I’ve noticed a trend in the literature we’ve been evaluating in this class.

Children hold it together pretty damn well.

In fact, I believe it could be argued that they do better at remaining functional in the face of disaster than many of the adults in their lives and in these stories.

Sure, Oskar’s quest into NYC to find a singular mystery lock (and mystery person) could be seen as unstable and dangerous. But the kid has a mission; he’s out to solve a problem, to seek closure.  His mother, meanwhile, seems to have closed down, and his grandmother is quite apparently anxious over Oskar’s well being and in mourning for her son.

Oskar manages to invent, to act, and to continue joking, all whilst keeping a terrible, heavy secret.

I’m put in mind of the children, particularly Justin, in Falling Man. These kids responded with a similar sense of mission and purpose, which seems to mirror (on all of these levels and in both of these novels) the reaction of America post-9/11.  They are all — the children and the country — in search of something as a means of saving all or part of themselves.

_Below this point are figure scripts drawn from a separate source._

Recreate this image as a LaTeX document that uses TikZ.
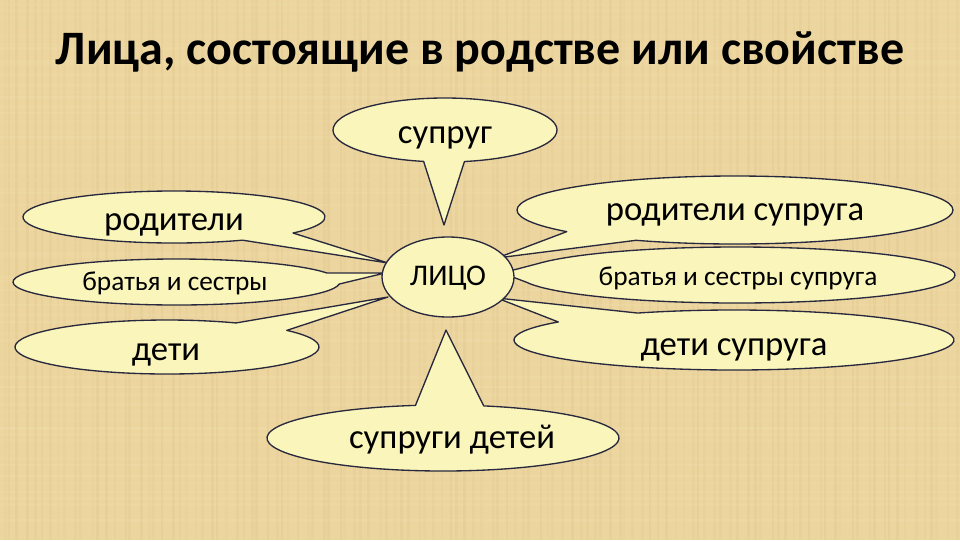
\documentclass[tikz,border=0pt]{standalone}
\usepackage{fontspec}
\setmainfont{Carlito}
\usetikzlibrary{shapes.geometric}
\definecolor{bgc}{RGB}{236,213,158}
\definecolor{bgd}{RGB}{212,184,124}
\definecolor{bgl}{RGB}{247,231,186}
\definecolor{fillc}{RGB}{250,245,186}
\definecolor{edgec}{RGB}{40,40,62}
\tikzset{
  bubble/.style={fill=fillc, draw=edgec, line width=1pt, line join=round},
  biglbl/.style={font=\fontsize{26}{30}\selectfont, text=black, inner sep=0pt, anchor=base},
  smalllbl/.style={font=\fontsize{20.5}{24}\selectfont, text=black, inner sep=0pt, anchor=base},
  titlelbl/.style={font=\bfseries\fontsize{36}{42}\selectfont, text=black, inner sep=0pt, anchor=base}
}
% #1 cx, #2 cy, #3 rx, #4 ry, #5 start angle, #6 end angle, #7 tip coordinate
\newcommand\mybubble[7]{%
  \path[bubble] (#1,#2) ++(#5:#3 and #4)
    arc[start angle=#5, end angle=#6, x radius=#3, y radius=#4] -- (#7) -- cycle;}
\begin{document}
\begin{tikzpicture}[x=0.75pt,y=-0.75pt]
\useasboundingbox (0,0) rectangle (960,540);
\fill[bgc] (0,0) rectangle (960,540);
\pgfmathsetseed{7}
\foreach \i in {0,...,119}{
  \pgfmathsetmacro\xx{\i*8+rnd*6}
  \pgfmathsetmacro\op{0.06+0.14*rnd}
  \draw[bgd, opacity=\op, line width=2pt] (\xx,0) -- (\xx,540);
}
\foreach \i in {0,...,67}{
  \pgfmathsetmacro\yy{\i*8+rnd*6}
  \pgfmathsetmacro\op{0.05+0.14*rnd}
  \draw[bgl, opacity=\op, line width=2pt] (0,\yy) -- (960,\yy);
}
% title
\node[titlelbl] (title) at (480,64) {Лица, состоящие в родстве или свойстве};
% tips
\coordinate (tsupr) at (444,225);
\coordinate (trod) at (388,263);
\coordinate (tbr) at (385,273);
\coordinate (tdet) at (388,297);
\coordinate (trods) at (497,258);
\coordinate (tbrs) at (502,273);
\coordinate (tdets) at (497,298);
\coordinate (tsupd) at (446,330);
% bubbles
\mybubble{445}{130}{112}{32}{101}{440}{tsupr}
\mybubble{174}{217}{151}{26}{63}{398}{trod}
\mybubble{176.5}{282}{163.5}{23}{5}{337}{tbr}
\mybubble{167}{347}{152}{27}{-38}{297}{tdet}
\mybubble{735}{210}{218}{34}{140.5}{477}{trods}
\mybubble{737}{275}{218}{28}{203.6}{525.4}{tbrs}
\mybubble{734}{340}{220}{30}{244}{577}{tdets}
\mybubble{443}{438}{176}{33}{-76.6}{261}{tsupd}
% center
\node[ellipse, bubble, minimum width=99pt, minimum height=60pt, inner sep=0pt] (lico) at (448,277) {};
\node[smalllbl, font=\fontsize{22.5}{26}\selectfont] (licot) at (448,285) {ЛИЦО};
% labels
\node[biglbl] (supr) at (445,143) {супруг};
\node[biglbl] (rod) at (174,230) {родители};
\node[smalllbl] (br) at (175,290) {братья и сестры};
\node[biglbl] (det) at (166,360) {дети};
\node[biglbl] (rods) at (735,220) {родители супруга};
\node[smalllbl] (brs) at (738,285) {братья и сестры супруга};
\node[biglbl] (dets) at (734,355) {дети супруга};
\node[biglbl] (supd) at (452,448) {супруги детей};
\end{tikzpicture}
\end{document}
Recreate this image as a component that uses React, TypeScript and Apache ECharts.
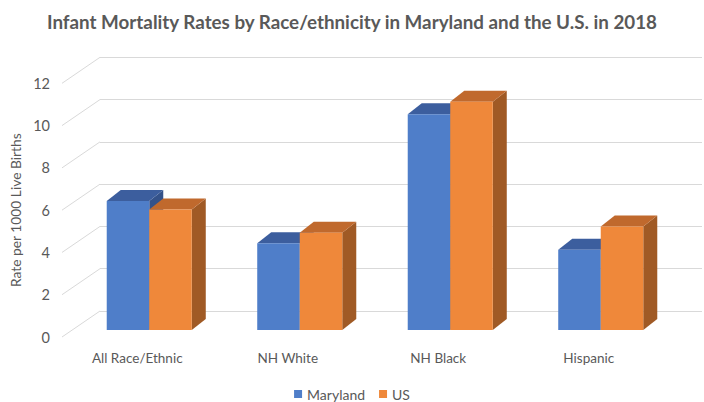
import React, { useEffect, useRef } from "react";
import * as echarts from "echarts";

const categories = ["All Race/Ethnic", "NH White", "NH Black", "Hispanic"];
const marylandRates = [6.1, 4.1, 10.2, 3.8];
const usRates = [5.7, 4.6, 10.8, 4.9];
const yTicks = [0, 2, 4, 6, 8, 10, 12];

// Oblique projection of the floor: back wall -> front edge
const DEPTH_DX = -38;
const DEPTH_DY = 26;
// Bars stand partway into the floor, with their own small depth
const BAR_FRONT_DX = -26;
const BAR_FRONT_DY = 19;
const BAR_DX = 14;
const BAR_DY = -11;
const BAR_FRACTION = 0.2825;

const TEXT = "#595959";
const FONT = "Lato, 'Open Sans', sans-serif";

const palette = {
  maryland: { front: "#4f7ec9", top: "#3c5e9e", side: "#34528a" },
  us: { front: "#ef883a", top: "#c0692d", side: "#a05a25" },
};

function barRenderer(shades: { front: string; top: string; side: string }, leftOfCenter: boolean) {
  return (params: any, api: any) => {
    const i = api.value(0);
    const v = api.value(1);
    const top = api.coord([i, v]);
    const base = api.coord([i, 0]);
    const band = api.size([1, 0])[0];
    const w = band * BAR_FRACTION;
    const cx = top[0] + BAR_FRONT_DX;
    const x0 = leftOfCenter ? cx - w : cx;
    const x1 = x0 + w;
    const yt = top[1] + BAR_FRONT_DY;
    const yb = base[1] + BAR_FRONT_DY;
    return {
      type: "group",
      children: [
        {
          type: "polygon",
          shape: { points: [[x1, yt], [x1 + BAR_DX, yt + BAR_DY], [x1 + BAR_DX, yb + BAR_DY], [x1, yb]] },
          style: { fill: shades.side },
        },
        {
          type: "polygon",
          shape: { points: [[x0, yt], [x1, yt], [x1 + BAR_DX, yt + BAR_DY], [x0 + BAR_DX, yt + BAR_DY]] },
          style: { fill: shades.top },
        },
        {
          type: "rect",
          shape: { x: x0, y: yt, width: w, height: yb - yt },
          style: { fill: shades.front },
        },
      ],
    };
  };
}

export default function App() {
  const ref = useRef<HTMLDivElement>(null);

  useEffect(() => {
    if (!ref.current) return;
    const chart = echarts.init(ref.current, null, { renderer: "svg" });

    const backGrid = { left: 100, right: 2, top: 57.3, bottom: 91 };
    const frontGrid = {
      left: backGrid.left + DEPTH_DX,
      right: backGrid.right - DEPTH_DX,
      top: backGrid.top + DEPTH_DY,
      bottom: backGrid.bottom - DEPTH_DY,
    };

    chart.setOption({
      animation: false,
      backgroundColor: "#ffffff",
      title: {
        text: "Infant Mortality Rates by Race/ethnicity in Maryland and the U.S. in 2018",
        left: "center",
        top: 7,
        textStyle: { color: TEXT, fontSize: 18.8, fontWeight: "bold", fontFamily: FONT },
      },
      legend: {
        bottom: 0,
        left: "center",
        padding: [5, 5, 1, 5],
        icon: "rect",
        itemWidth: 8,
        itemHeight: 8,
        itemGap: 14,
        textStyle: { color: TEXT, fontSize: 14, fontFamily: FONT },
        data: ["Maryland", "US"],
      },
      grid: [
        { ...backGrid, containLabel: false },
        { ...frontGrid, containLabel: false },
      ],
      xAxis: [
        {
          gridIndex: 0,
          type: "category",
          data: categories,
          show: false,
        },
        {
          gridIndex: 1,
          type: "category",
          data: categories,
          axisLine: { show: false },
          axisTick: { show: false },
          axisLabel: { color: TEXT, fontSize: 13.5, fontFamily: FONT, margin: 14 },
        },
      ],
      yAxis: [
        {
          gridIndex: 0,
          type: "value",
          min: 0,
          max: 12,
          interval: 2,
          axisLabel: { show: false },
          axisLine: { show: false },
          axisTick: { show: false },
          splitLine: { lineStyle: { color: "#d9d9d9", width: 1 } },
        },
        {
          gridIndex: 1,
          type: "value",
          min: 0,
          max: 12,
          interval: 2,
          name: "Rate per 1000 Live Births",
          nameLocation: "middle",
          nameGap: 38,
          nameTextStyle: { color: TEXT, fontSize: 13.8, fontFamily: FONT },
          axisLabel: { color: TEXT, fontSize: 14.5, fontFamily: FONT, margin: 12 },
          axisLine: { show: false },
          axisTick: { show: false },
          splitLine: { show: false },
        },
      ],
      series: [
        {
          name: "floor",
          type: "custom",
          xAxisIndex: 0,
          yAxisIndex: 0,
          silent: true,
          data: yTicks.map((t) => [0, t]),
          encode: { x: 0, y: 1 },
          renderItem: (params: any, api: any) => {
            const p = api.coord([0, api.value(1)]);
            const left = params.coordSys.x;
            return {
              type: "line",
              shape: { x1: left, y1: p[1], x2: left + DEPTH_DX, y2: p[1] + DEPTH_DY },
              style: { stroke: "#d9d9d9", lineWidth: 1 },
            };
          },
        },
        {
          name: "Maryland",
          type: "custom",
          xAxisIndex: 0,
          yAxisIndex: 0,
          itemStyle: { color: palette.maryland.front },
          data: marylandRates.map((v, i) => [i, v]),
          encode: { x: 0, y: 1 },
          renderItem: barRenderer(palette.maryland, true),
        },
        {
          name: "US",
          type: "custom",
          xAxisIndex: 0,
          yAxisIndex: 0,
          itemStyle: { color: palette.us.front },
          data: usRates.map((v, i) => [i, v]),
          encode: { x: 0, y: 1 },
          renderItem: barRenderer(palette.us, false),
        },
      ],
    });

    return () => chart.dispose();
  }, []);

  return <div ref={ref} style={{ width: 704, height: 402, position: "absolute", left: 0, top: 0 }} />;
}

One Response to “Holding It Together”

  1. Marta says:

    This is a great point. It’s odd to consider the extent to which children are vulnerable to the same stressors that adults are. Not to sound like the judge who gave me my driver’s license last semester, but it is true that some crucial brain areas like the prefrontal cortex continue to develop well into one’s twenties. There’s no doubt that those cognitive differences affect how children interpret information, or even encode it in the first place, but I wonder if there’s a benefit to that…like, I wonder if being less able to understand something (or predisposed to understand it differently) could make it more possible to cope with it. Sort of funny to think about when you contrast it with this societal view of children as weak and/or impressionable.